The politician dimension of how the Iraqis govern themselves, it's their decision. It's not our decision. It's their decision. They are going to have to bring together their country in a way to govern in a responsibility in this power-sharing government.

We can help. We can facilitate that effort, but we can't impose from the outside. We can't dictate from the outside. We have limited impact, limited influence. But we are doing everything we can on a diplomatic front to assist as they form a new government.

In the end, that's what's going to be most important, because they need to be unified as to how they deal with ISIS and ISIL. ISIL, ISIS are very dynamic and real threats. They are in Iraq now. They threaten Iraq now. This was all part of the assessment that we'll get back from our team.

So the answer to your question, what are we doing about it? Those are -- those are some of the things that we're doing about it. It's serious. It's complicated. It has brought to the surface every ethnic sectarian division that has been part of that region of the world for centuries.

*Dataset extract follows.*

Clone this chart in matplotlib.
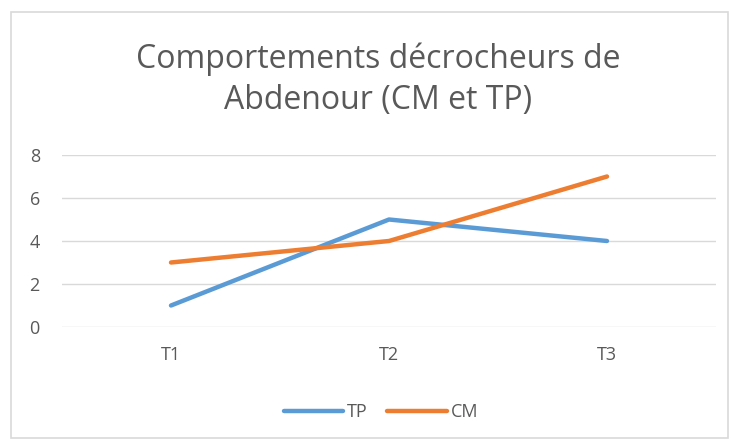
import matplotlib
matplotlib.use("Agg")
import matplotlib.pyplot as plt
from matplotlib.patches import Rectangle
from matplotlib.lines import Line2D

categories = ["T1", "T2", "T3"]
tp_values = [1, 5, 4]
cm_values = [3, 4, 7]
title = "Comportements décrocheurs de\nAbdenour (CM et TP)"

plt.rcParams['font.family'] = ['Open Sans', 'DejaVu Sans']
W, H = 732, 441
fig = plt.figure(figsize=(W/100, H/100), dpi=100)
fig.patch.set_facecolor('white')

# chart border
fig.patches.append(Rectangle((11/W, 1-438/H), (728-11)/W, (438-12)/H,
                             transform=fig.transFigure, fill=False,
                             edgecolor='#D9D9D9', linewidth=1.2))

ax = fig.add_axes([62/W, 1-327/H, (716-62)/W, (327-155)/H])
x = list(range(len(categories)))
blue = '#5B9BD5'
orange = '#ED7D31'
ax.plot(x, tp_values, color=blue, linewidth=3.2, solid_capstyle='round', label='TP', zorder=3)
ax.plot(x, cm_values, color=orange, linewidth=3.2, solid_capstyle='round', label='CM', zorder=3)

ax.set_xlim(-0.5, 2.5)
ax.set_ylim(0, 8)
ax.set_yticks([0, 2, 4, 6, 8])
ax.set_xticks(x)
ax.set_xticklabels(categories)
ax.grid(axis='y', color='#D9D9D9', linewidth=1.0)
ax.set_axisbelow(True)
for s in ax.spines.values():
    s.set_visible(False)
ax.tick_params(axis='both', length=0, labelsize=13, labelcolor='#595959')
ax.tick_params(axis='y', pad=16)
ax.tick_params(axis='x', pad=14)

fig.text(378/W, 1-80/H, title, ha='center', va='center', fontsize=23,
         color='#595959', linespacing=1.33)

handles = [Line2D([0], [0], color=blue, linewidth=3.2, solid_capstyle='round'),
           Line2D([0], [0], color=orange, linewidth=3.2, solid_capstyle='round')]
fig.legend(handles, ['TP', 'CM'], loc='center', bbox_to_anchor=(381/W, 1-412/H),
           ncol=2, frameon=False, fontsize=13, labelcolor='#595959',
           handlelength=3.3, handletextpad=0.2, columnspacing=1.1)

fig.savefig('out.png', dpi=100, facecolor='white')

What we don't want to do is get in the middle of that and get ourselves drug into something that is not part of our responsibility. We'll help. We'll facilitate. We'll do everything we can to assist, and we are doing that now.

(STAFF): Sir, that concludes the questions today, but want to thank you again for joining us here at the Home of Army Aviation. I know you want to take a little bit of time to individually meet the soldiers.

SEC. HAGEL: Good, I do. And I, again, want to thank you. And be sure and tell your families how much appreciate everything they do. Thank you very much.